Last November 30, three Batwa men were killed and several others injured outside Kahuzi-Biega National Park (PNKB) when a Batwa-led protest was violently suppressed by members of the Institut Congolais pour la Conservation de la Nature (ICCN) and the FARDC.

A FARDC soldier was also killed during the encounter.

Last December 28, five ecoguards from Salonga National Park were found guilty of severe crimes against four local women (one of rape and four of torture), and on December 30, five ecoguards from PNKB were found guilty of murder and actual bodily harm against two Batwa men.

On 10 January 2021, At least six ecoguards on patrol in Virunga National Park were on January 10, 2021, killed by an armed group1.

These four cases are just the most recent examples of grievous human rights abuses connected with protected areas in the DRC, but many more have been well documented2. If the current coercive model of conservation does not radically change, these tragedies will only increase in the future.

Continuing, the groups say, ‘’the current approach to protecting ecosystems and habitats in the DRC is focused heavily on the creation and armed patrolling of strictly protected areas. The land now occupied by those protected areas was all once sustainably occupied, managed, cared for and used, principally by Indigenous Peoples and other local communities.

‘’The ‘fortress conservation’ model relies on the colonial ideology that humans are incompatible with nature. Protected areas are established, supposedly to allow Western scientists and tourists to access ‘pristine landscapes’.

‘’Indigenous peoples and local communities are violently excluded from these same places. This willfully ignores the growing body of evidence demonstrating that indigenous-owned, governed and managed lands perform better than State-controlled protected areas in fostering biodiversity, reducing deforestation and sequestering carbon3.

‘’The system is thus based on expropriation, impoverishment and punitive policing. It is also worth noting that the different ‘conservation partners’, be they governments or conservation organisations, have consolidated this dysfunctional model by funding it without question and by continuing to support the same activities again and again, even when they are made aware of human rights abuses and the utter inadequacy of this model for securing ecosystems4.

‘’Contributing to the problem is the fact that the staff employed in protected areas are poorly vetted, trained, led and compensated5. They are then issued with guns and receive messages from their management that Indigenous Peoples are a threat6.’’

The militarisation of protected area management and the increasing pressure put on ecoguards to demonstrate progress in combating poaching and illegal resource extraction places both ecoguards and community members at risk of violence7.

At the same time, the habitats and wildlife within these protected areas continue to be under threat, both from activities within the parks such as mining, cattle rearing and charcoal production, usually financed by influential and powerful individuals, and from a shrinking land base outside the park due to lack of recognition of land rights and the allocation of customary lands to companies and individuals for timber exploitation, mining or agriculture.
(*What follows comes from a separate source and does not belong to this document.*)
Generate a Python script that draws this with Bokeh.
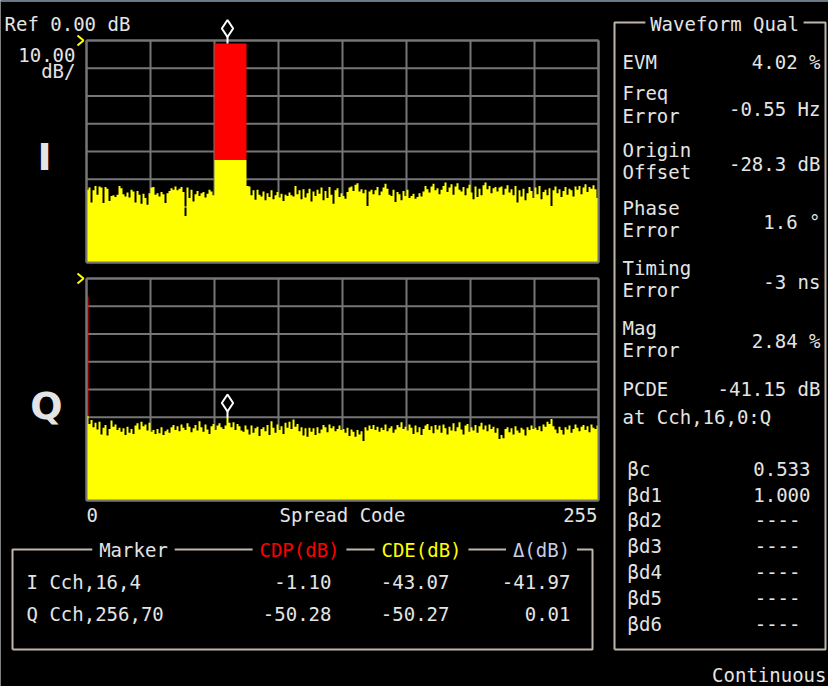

While the human rights impacts of fortress conservation are severe in many parts of the world, the situation in DRC is particularly dire. At the same time, the recent convictions of ecoguards and unprecedented penalties afforded to the victims suggest that a real step change is underway.

Conservation actors (national conservation authorities, donors and conservation NGOs) should urgently seize this momentum to implement deep and meaningful reforms. Constructive steps that would lead to better protection of DRC’s ecosystems and peoples include:

Initiation of a process to radically transform the coercive conservation model in the DRC to a just and equitable one, beginning with a focused dialogue between Indigenous Peoples, local communities, civil society organisations, government, conservation authorities, donors and conservation organisations, with a commitment to implement the agreements reached.

This will include recognition of Indigenous Peoples’ rights to their ancestral lands and natural resources currently occupied by State-managed protected areas, in line with international human rights standards, using methods such as participatory mapping.

Donors and conservation organisations ensuring that their funding is not contributing to human rights abuses, by implementing the following:

Operationalisation of binding safeguards which match or exceed the protections provided by international human rights standards, supervised by an independent body;

Adequate funding for investigations of human rights allegations, by both Indigenous Peoples and local communities and independent investigators, and ensuring that funding is available for community members to be able to seek redress in the courts in cases of rights violation8;

Commitment to work closely with in-country partners to ensure that, across the conservation sector, human rights standards are complied with, mechanisms of redress and reparations are available to victims of human rights abuses, and the judgments in the aforementioned cases are fully implemented; and

Far-reaching review of how conservation staff in DRC are recruited, trained, monitored and supported.

These recommendations are not new: they have been made time and time again to donors, conservation organisations and the Congolese government and its conservation institutions and they have not been acted upon.

The recent events highlighted in this statement demonstrate an escalation of violence and human rights abuses across protected areas in DRC that is unacceptable and will only get worse if changes are not made.

The onus is now on all these conservation actors to make it clear how and when they are going to take the crisis in conservation seriously and take appropriate steps to address the situation.